Cette dynamique d'innovation est en train de prendre une nouvelle dimension avec l'intelligence artificielle. Certains dispositifs comme les thermostats utilisent déjà des systèmes de logique floue et l'IA gagne aujourd'hui les systèmes de gestion technique des bâtiments. Et si l'on raisonne à l'échelle d'un ensemble de bâtiments, d'un quartier ou d'une ville, les réseaux intelligents (les smart grids), associés de plus en plus souvent aux énergies renouvelables, joueront un rôle essentiel dans la transition écologique.

Mais je voudrais surtout souligner que, dès à présent, des solutions efficaces existent. Cette notion de maturité est primordiale pour que les professionnels du bâtiment et le grand public s'approprient les technologies et contribuent à généraliser leur usage. C'est dans la rénovation des bâtiments que se situe l'essentiel des gisements d'économies d'énergie.

 

Quelles autres évolutions sociétales auront selon vous un effet sur la façon de construire et d'équiper les bâtiments ?

De manière générale, la question des usages est en train de devenir déterminante. On parle d'ailleurs, de plus en plus, de valeur d'usage pour les bâtiments, ce qui renvoie aux services qu'ils apportent. Cette évolution va aller croissant avec le développement de l'urbanisation et des nouvelles formes de vie et de travail qui en découlent.
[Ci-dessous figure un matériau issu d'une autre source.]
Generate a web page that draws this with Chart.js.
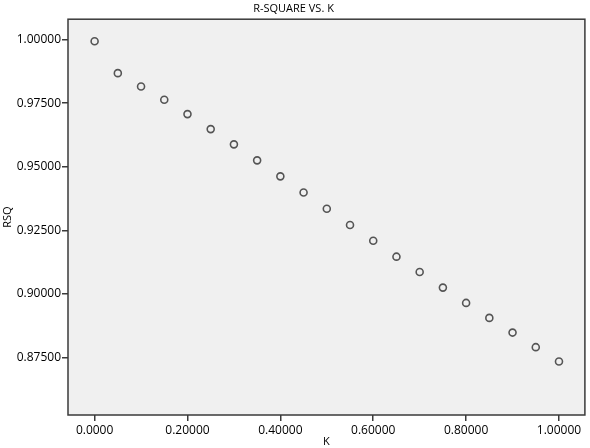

On voit se développer par exemple le coworking et le télétravail, qui nécessitent des bâtiments connectés. L'émergence des bâtiments partagés - on parle de coliving - fera naître de nouveaux services proposés aux résidents dans des espaces communs - c'est déjà le cas par exemple dans les résidences pour étudiants. Le maintien des personnes âgées à domicile ou dans de nouveaux bâtiments intergénérationnels va entraîner le développement de la télémédecine et de la téléassistance, avec des capteurs équipant la maison pour détecter les comportements anormaux ou les chutes. Tous ces usages nécessiteront d'installer des dispositifs spécifiques, qui donneront une destination précise au bâtiment. Cette destination évoluera d'ailleurs dans le temps : il faudra concevoir un bâtiment en prenant en compte son évolutivité, ses futurs usages, de sorte qu'il puisse répondre plus tard à des fonctions qui n'étaient pas forcément prévues à l'origine. Toutes ces évolutions feront que les bâtiments embarqueront de plus en plus de technologies.

 

Quelle part auront les technologies numériques dans tous ces dispositifs qui équiperont les bâtiments ?
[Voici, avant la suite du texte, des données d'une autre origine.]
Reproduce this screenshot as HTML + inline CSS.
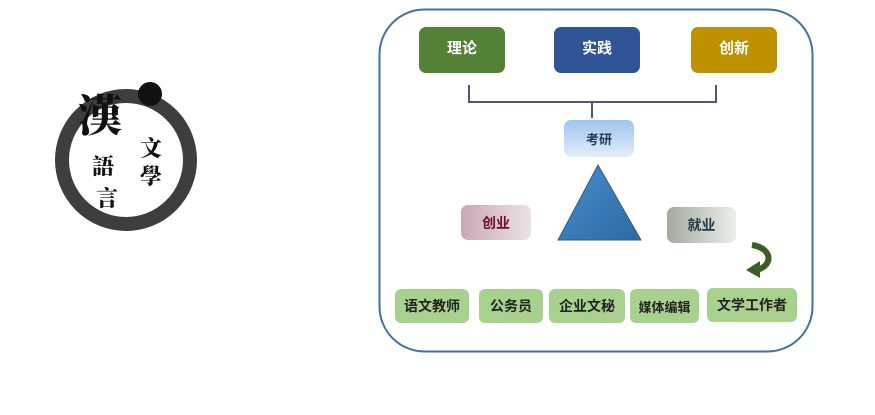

Elles auront une part centrale, qu'elles commencent déjà à occuper. Un système de chauffage connecté, par exemple, procure un gain de confort et d'économie impossible à obtenir sans ces technologies. Plus généralement, la connectivité sera indissociable de la valeur d'usage, car c'est elle qui rendra possible tous les services que je viens d'évoquer et qui les reliera entre eux, au bénéfice des utilisateurs. Dans le même temps, il faut en être conscient, la multiplication des objets connectés ouvrira toute une série de risques. La FIEEC et ses adhérents sont très actifs sur ce sujet de la cyber-sécurité. Nous travaillons pour que les dispositifs que nous proposons soient nativement sûrs (secure by design), ce qui sera un élément de différenciation entre des produits de qualité, conformes à des normes et des labels précis, et d'autres produits d'origine indéterminée, susceptibles de mettre en danger tout le fonctionnement du bâtiment.

 

La numérisation pose aussi la question des données et de l'usage que pourraient en faire de nouveaux entrants sur le marché du bâtiment ?

Effectivement, les données ont de la valeur, et cela n'a pas échappé à beaucoup d'acteurs qui en ont fait leur métier. Concernant le bâtiment, il est important que les produits et systèmes soient conçus pour que ceux qui les mettent en oeuvre (les installateurs, les mainteneurs...), comme ceux qui les utilisent aient la maîtrise de ces données. Depuis plusieurs années, bien avant l'entrée en application du règlement général sur la protection des données, nous collaborons avec la Commission nationale de l'informatique et des libertés (CNIL) pour bâtir des référentiels et un cadre d'utilisation dans ce domaine. Une politique claire et transparente de confiance numérique sera un moyen de se démarquer, là encore, de certains acteurs.

 

Quel est votre état d'esprit face à toutes ces mutations ?

Je suis convaincu que la montée en puissance des technologies du bâtiment va apporter beaucoup de bénéfices pour leurs usagers, pour les acteurs de la filière et pour l'économie de notre pays. Beaucoup de leaders mondiaux dans les secteurs électrique et électronique (qu'ils soient fabricants, distributeurs, fournisseurs d'énergie, constructeurs, sociétés de maintenance ou de facility management...) sont d'origine française et utilisent la France comme laboratoire de leurs innovations. Les nouvelles technologies sont donc des relais de croissance et d'emploi - mais aussi d'attractivité pour le secteur du bâtiment, que beaucoup d'acteurs regardent différemment aujourd'hui.

Pour réussir toutes ces mutations, la proximité entre nos entreprises industrielles et les entreprises de travaux représentées au sein de la FFB est très importante. La transformation des technologies crée de nouvelles passerelles. Au sein de la FIEEC, nous avons dépassé le fonctionnement en silos et nous travaillons aujourd'hui de manière ouverte et transversale pour avancer ensemble sur ces sujets technologiques et sur leurs corollaires que sont la normalisation et la formation. Nous sommes dans le même état d'esprit vis-à-vis des métiers du bâtiment : nous avons besoin de comprendre nos évolutions respectives et d'élaborer les raccords efficaces pour que nos innovations puissent être mises en oeuvre par les entreprises dans les meilleures conditions techniques, économiques et de sécurité.